Intramolecular aldol reactions form rings. If a single molecule contains both the nucleophilic α-carbon and the electrophilic carbonyl, it can cyclize. A classic example is 2,5-hexanedione or 6-oxoheptanal closing to form five- or six-membered rings (cyclopentenone or cyclohexenone). Five- and six-membered rings are strongly favored because of low ring strain, so when multiple ring sizes are possible, expect the product that gives one of these.

Subsequent transformations of aldol products:

1. Oxidation of the β-hydroxyl to a 1,3-dicarbonyl compound (e.g., using PCC or Jones reagent).
2. Reduction of the carbonyl to give a 1,3-diol (e.g., using $\text{NaBH}_4$).
3. Dehydration to form the α,β-unsaturated system (aldol condensation), extending conjugation.

These follow-up reactions expand the range of targets you can reach from a single aldol disconnection.

Retrosynthesis Using Aldol Reactions

When you see a target molecule, ask: does this contain a structural pattern that could come from an aldol reaction?

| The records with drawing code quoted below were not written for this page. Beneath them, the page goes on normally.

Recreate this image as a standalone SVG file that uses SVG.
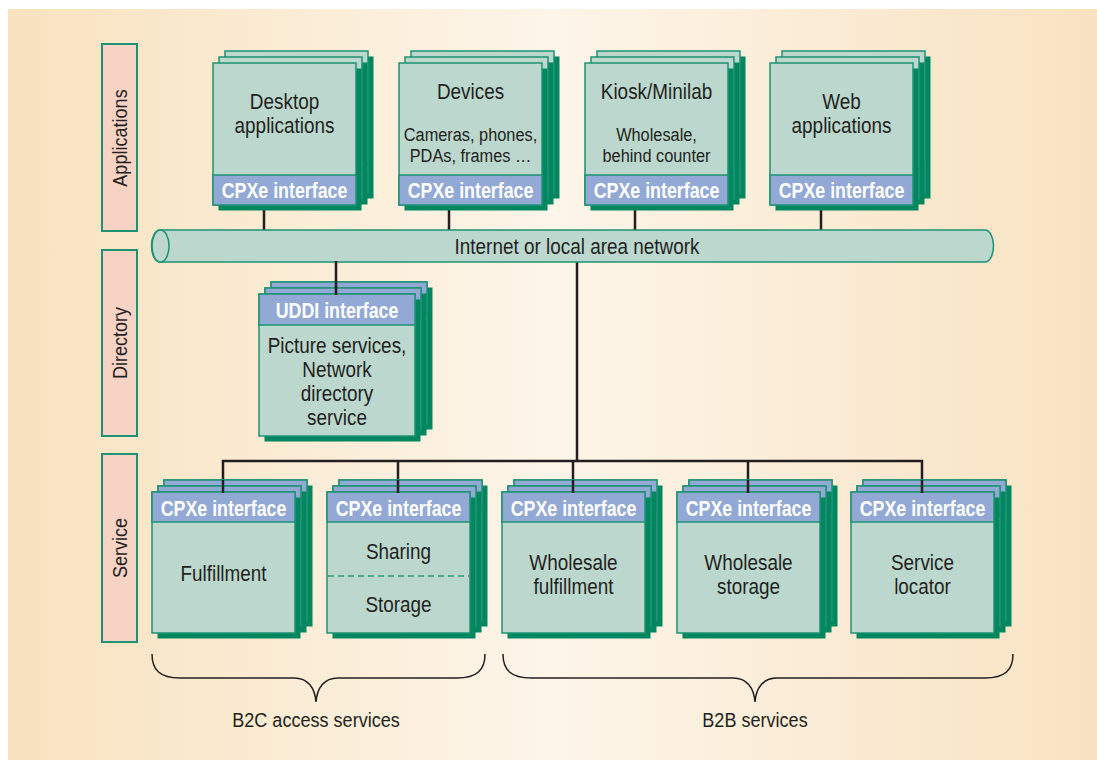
<svg xmlns="http://www.w3.org/2000/svg" xmlns:xlink="http://www.w3.org/1999/xlink" width="1097" height="760" viewBox="0 0 1097 760">
  <style>
    .txt { font-family: "Liberation Sans", Arial, sans-serif; fill: #231f20; text-anchor: middle; }
    .big { font-size: 22px; }
    .small { font-size: 19px; }
    .lbl { font-size: 21px; }
    .iface { font-family: "Liberation Sans", Arial, sans-serif; font-weight: bold; font-size: 22px; fill: #ffffff; text-anchor: middle; }
    .side { fill: #f7d3c6; stroke: #1d9272; stroke-width: 2; }
    .wire { stroke: #231f20; stroke-width: 2.5; fill: none; }
    .brace { stroke: #231f20; stroke-width: 1.5; fill: none; }
    .body { fill: #bcd8ce; stroke: #1d9272; stroke-width: 1.5; }
    .band { fill: #93a9d5; stroke: #1d9272; stroke-width: 1.5; }
    .shadow { fill: #00875f; }
  </style>
  <defs>
    <linearGradient id="bg" x1="0" y1="0" x2="1" y2="0">
      <stop offset="0" stop-color="#f8e2bf"/>
      <stop offset="0.5" stop-color="#fdf5e9"/>
      <stop offset="1" stop-color="#f8e2c1"/>
    </linearGradient>
    <!-- application card: interface band along the bottom -->
    <g id="appCard">
      <rect class="shadow" x="5.5" y="5.5" width="143" height="142"/>
      <rect class="body" x="0" y="0" width="143" height="142"/>
      <rect class="band" x="0" y="112" width="143" height="30"/>
    </g>
    <!-- service card: interface band along the top -->
    <g id="svcCard">
      <rect class="shadow" x="5.5" y="5.5" width="143" height="141"/>
      <rect class="body" x="0" y="0" width="143" height="141"/>
      <rect class="band" x="0" y="0" width="143" height="30"/>
    </g>
    <!-- directory card: wider, band along the top -->
    <g id="dirCard">
      <rect class="shadow" x="5.5" y="5.5" width="156" height="142"/>
      <rect class="body" x="0" y="0" width="156" height="142"/>
      <rect class="band" x="0" y="0" width="156" height="31"/>
    </g>
  </defs>

  <rect x="8" y="9" width="1089" height="751" fill="url(#bg)"/>

  <!-- layer labels (condensed type via horizontal scale) -->
  <g id="label-applications">
    <rect class="side" x="102" y="44" width="35" height="187"/>
    <text class="txt lbl" transform="translate(127,138) rotate(-90) scale(0.86,1)">Applications</text>
  </g>
  <g id="label-directory">
    <rect class="side" x="102" y="250" width="35" height="186"/>
    <text class="txt lbl" transform="translate(127,343) rotate(-90) scale(0.86,1)">Directory</text>
  </g>
  <g id="label-service">
    <rect class="side" x="102" y="454" width="35" height="188"/>
    <text class="txt lbl" transform="translate(127,548) rotate(-90) scale(0.86,1)">Service</text>
  </g>

  <!-- connectors -->
  <g id="connectors">
    <line class="wire" x1="264" y1="205" x2="264" y2="231"/>
    <line class="wire" x1="449" y1="205" x2="449" y2="231"/>
    <line class="wire" x1="635" y1="205" x2="635" y2="231"/>
    <line class="wire" x1="821" y1="205" x2="821" y2="231"/>
    <line class="wire" x1="577" y1="261" x2="577" y2="461"/>
    <path class="wire" d="M223,493 V461 H922 V493"/>
    <line class="wire" x1="398" y1="461" x2="398" y2="493"/>
    <line class="wire" x1="573" y1="461" x2="573" y2="493"/>
    <line class="wire" x1="748" y1="461" x2="748" y2="493"/>
  </g>

  <!-- network backbone -->
  <g id="network">
    <path class="body" d="M160,230 H985 A8.5,16 0 0 1 985,262 H160 A8.5,16 0 0 1 160,230 Z"/>
    <ellipse class="body" cx="160.5" cy="246" rx="8.5" ry="16"/>
    <text class="txt big" transform="translate(577,253.5) scale(0.86,1)">Internet or local area network</text>
  </g>

  <!-- application stacks -->
  <g id="app-desktop">
    <use xlink:href="#appCard" x="225" y="51"/>
    <use xlink:href="#appCard" x="219" y="57"/>
    <use xlink:href="#appCard" x="213" y="63"/>
    <text class="txt big" transform="translate(284.5,108.5) scale(0.86,1)">Desktop</text>
    <text class="txt big" transform="translate(284.5,132.5) scale(0.86,1)">applications</text>
    <text class="iface" transform="translate(284.5,197.5) scale(0.81,1)">CPXe interface</text>
  </g>
  <g id="app-devices">
    <use xlink:href="#appCard" x="411" y="51"/>
    <use xlink:href="#appCard" x="405" y="57"/>
    <use xlink:href="#appCard" x="399" y="63"/>
    <text class="txt big" transform="translate(470.5,98.5) scale(0.86,1)">Devices</text>
    <text class="txt small" transform="translate(470.5,140.5) scale(0.86,1)">Cameras, phones,</text>
    <text class="txt small" transform="translate(470.5,162) scale(0.86,1)">PDAs, frames …</text>
    <text class="iface" transform="translate(470.5,197.5) scale(0.81,1)">CPXe interface</text>
  </g>
  <g id="app-kiosk">
    <use xlink:href="#appCard" x="597" y="51"/>
    <use xlink:href="#appCard" x="591" y="57"/>
    <use xlink:href="#appCard" x="585" y="63"/>
    <text class="txt big" transform="translate(656.5,98.5) scale(0.86,1)">Kiosk/Minilab</text>
    <text class="txt small" transform="translate(656.5,140.5) scale(0.86,1)">Wholesale,</text>
    <text class="txt small" transform="translate(656.5,162) scale(0.86,1)">behind counter</text>
    <text class="iface" transform="translate(656.5,197.5) scale(0.81,1)">CPXe interface</text>
  </g>
  <g id="app-web">
    <use xlink:href="#appCard" x="782" y="51"/>
    <use xlink:href="#appCard" x="776" y="57"/>
    <use xlink:href="#appCard" x="770" y="63"/>
    <text class="txt big" transform="translate(841.5,108.5) scale(0.86,1)">Web</text>
    <text class="txt big" transform="translate(841.5,132.5) scale(0.86,1)">applications</text>
    <text class="iface" transform="translate(841.5,197.5) scale(0.81,1)">CPXe interface</text>
  </g>

  <!-- directory -->
  <g id="dir-uddi">
    <use xlink:href="#dirCard" x="271" y="282"/>
    <use xlink:href="#dirCard" x="265" y="288"/>
    <use xlink:href="#dirCard" x="259" y="294"/>
    <line class="wire" x1="336" y1="261" x2="336" y2="295"/>
    <text class="iface" transform="translate(337,317.5) scale(0.81,1)">UDDI interface</text>
    <text class="txt big" transform="translate(337,352.5) scale(0.86,1)">Picture services,</text>
    <text class="txt big" transform="translate(337,376.5) scale(0.86,1)">Network</text>
    <text class="txt big" transform="translate(337,400.5) scale(0.86,1)">directory</text>
    <text class="txt big" transform="translate(337,424.5) scale(0.86,1)">service</text>
  </g>

  <!-- service stacks -->
  <g id="svc-fulfillment">
    <use xlink:href="#svcCard" x="164" y="480"/>
    <use xlink:href="#svcCard" x="158" y="486"/>
    <use xlink:href="#svcCard" x="152" y="492"/>
    <line class="wire" x1="223" y1="480" x2="223" y2="493"/>
    <text class="iface" transform="translate(223.5,515.5) scale(0.81,1)">CPXe interface</text>
    <text class="txt big" transform="translate(223.5,580.5) scale(0.86,1)">Fulfillment</text>
  </g>
  <g id="svc-sharing">
    <use xlink:href="#svcCard" x="339" y="480"/>
    <use xlink:href="#svcCard" x="333" y="486"/>
    <use xlink:href="#svcCard" x="327" y="492"/>
    <line class="wire" x1="398" y1="480" x2="398" y2="493"/>
    <line x1="328" y1="576" x2="469" y2="576" stroke="#2a9a7a" stroke-width="1.5" stroke-dasharray="6,4"/>
    <text class="iface" transform="translate(398.5,515.5) scale(0.81,1)">CPXe interface</text>
    <text class="txt big" transform="translate(398.5,558.5) scale(0.86,1)">Sharing</text>
    <text class="txt big" transform="translate(398.5,611.5) scale(0.86,1)">Storage</text>
  </g>
  <g id="svc-wholesale-fulfillment">
    <use xlink:href="#svcCard" x="514" y="480"/>
    <use xlink:href="#svcCard" x="508" y="486"/>
    <use xlink:href="#svcCard" x="502" y="492"/>
    <line class="wire" x1="573" y1="480" x2="573" y2="493"/>
    <text class="iface" transform="translate(573.5,515.5) scale(0.81,1)">CPXe interface</text>
    <text class="txt big" transform="translate(573.5,569.5) scale(0.86,1)">Wholesale</text>
    <text class="txt big" transform="translate(573.5,593.5) scale(0.86,1)">fulfillment</text>
  </g>
  <g id="svc-wholesale-storage">
    <use xlink:href="#svcCard" x="689" y="480"/>
    <use xlink:href="#svcCard" x="683" y="486"/>
    <use xlink:href="#svcCard" x="677" y="492"/>
    <line class="wire" x1="748" y1="480" x2="748" y2="493"/>
    <text class="iface" transform="translate(748.5,515.5) scale(0.81,1)">CPXe interface</text>
    <text class="txt big" transform="translate(748.5,569.5) scale(0.86,1)">Wholesale</text>
    <text class="txt big" transform="translate(748.5,593.5) scale(0.86,1)">storage</text>
  </g>
  <g id="svc-locator">
    <use xlink:href="#svcCard" x="863" y="480"/>
    <use xlink:href="#svcCard" x="857" y="486"/>
    <use xlink:href="#svcCard" x="851" y="492"/>
    <line class="wire" x1="922" y1="480" x2="922" y2="493"/>
    <text class="iface" transform="translate(922.5,515.5) scale(0.81,1)">CPXe interface</text>
    <text class="txt big" transform="translate(922.5,569.5) scale(0.86,1)">Service</text>
    <text class="txt big" transform="translate(922.5,593.5) scale(0.86,1)">locator</text>
  </g>

  <!-- groupings -->
  <g id="group-b2c">
    <path class="brace" d="M152,654 C152,670 160,678 180,678 H294 C308,678 315,688 316,702 C317,688 324,678 338,678 H457 C477,678 485,670 485,654"/>
    <text class="txt lbl" transform="translate(316,726.5) scale(0.86,1)">B2C access services</text>
  </g>
  <g id="group-b2b">
    <path class="brace" d="M503,654 C503,670 511,678 531,678 H733 C747,678 754,688 755,702 C756,688 763,678 777,678 H985 C1005,678 1013,670 1013,654"/>
    <text class="txt lbl" transform="translate(755,726.5) scale(0.86,1)">B2B services</text>
  </g>
</svg>
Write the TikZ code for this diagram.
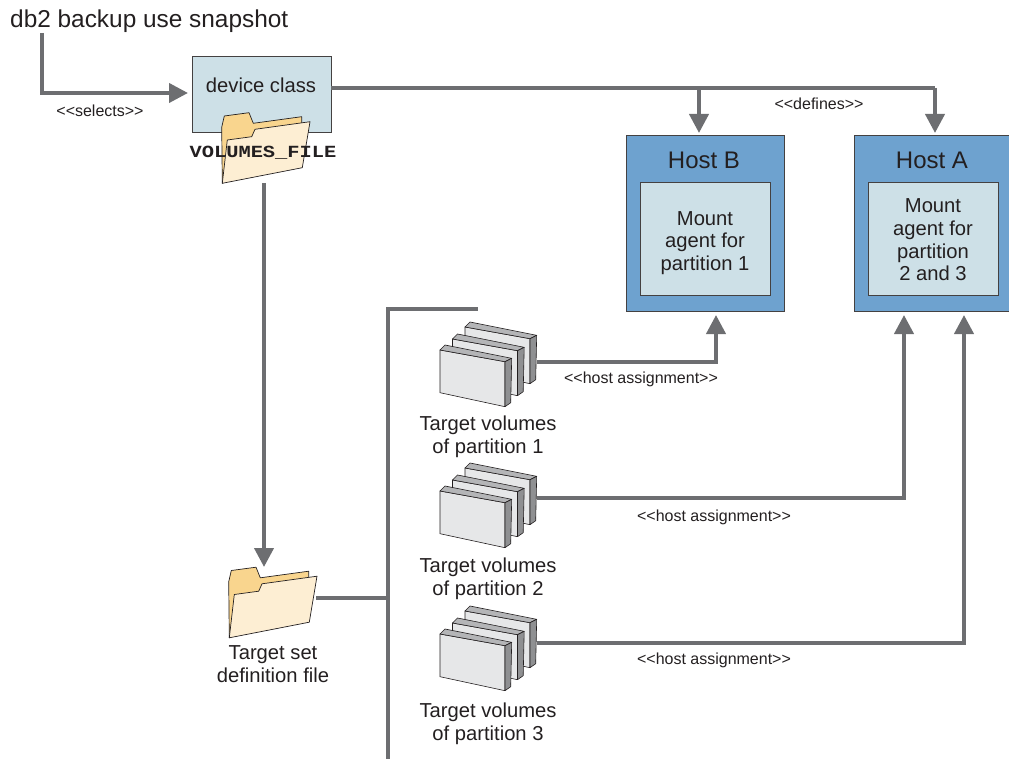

Look for these clues:

• A β-hydroxy carbonyl unit (direct aldol product)
• An α,β-unsaturated carbonyl (aldol condensation product; mentally "add back" water across the double bond to reveal the aldol)
• A cyclic enone or cyclic β-hydroxy ketone (intramolecular aldol)

Retrosynthetic disconnection steps:

1. Identify the bond formed in the aldol reaction. For a β-hydroxy carbonyl, it's the $C_\alpha$–$C_\beta$ bond. For an α,β-unsaturated carbonyl, first mentally hydrate the conjugated alkene to reveal the aldol, then disconnect.
2. Split the molecule at that bond. One fragment becomes the enolate donor (the piece with the α-carbon), and the other becomes the electrophilic carbonyl acceptor.
3. Determine the reaction conditions: base (NaOH for simple aldols, LDA for directed/crossed aldols), followed by acid workup or heating if dehydration is needed.

Evaluating feasibility:

• Check that functional groups elsewhere in the molecule are compatible with the basic (or acidic) conditions required.
• Watch for self-condensation: if both partners have α-hydrogens, you'll get mixtures. Use a partner without α-hydrogens (like formaldehyde or benzaldehyde) as the electrophile, or use LDA to preform the enolate of one partner at low temperature before adding the other.
• Confirm that starting materials are available and stable under the reaction conditions.

Mechanistic Considerations in Aldol Reactions

Understanding the mechanism helps you predict which product forms and why side reactions occur.

Step 1: Enolization. A base (NaOH for thermodynamic conditions, LDA for kinetic control) removes an α-hydrogen. The resulting enolate anion is stabilized by resonance between the carbanion and the oxygen of the carbonyl.

Step 2: Nucleophilic addition. The enolate carbon attacks the electrophilic carbonyl carbon of the second partner, forming the new C–C bond and generating an alkoxide intermediate. Protonation of this alkoxide during workup gives the β-hydroxy carbonyl product.

Step 3 (if condensation): Dehydration. Under heating or with excess base, the β-hydroxy carbonyl loses water to form the α,β-unsaturated carbonyl. This step is thermodynamically favorable because the resulting double bond is conjugated with the carbonyl.

Crossed aldol reactions involve two different carbonyl compounds. The challenge is selectivity: each compound can self-condense, and either can serve as the nucleophile or electrophile. To control this:

• Use one partner that cannot form an enolate (no α-hydrogens), such as benzaldehyde or formaldehyde, as the electrophile.
• Alternatively, preform the enolate of one partner with LDA at $-78\,°\text{C}$, then add the electrophilic partner. This directed aldol approach avoids mixtures.
• In acid-catalyzed crossed aldols, selectivity is generally poor, so base-mediated or directed methods are preferred for synthesis.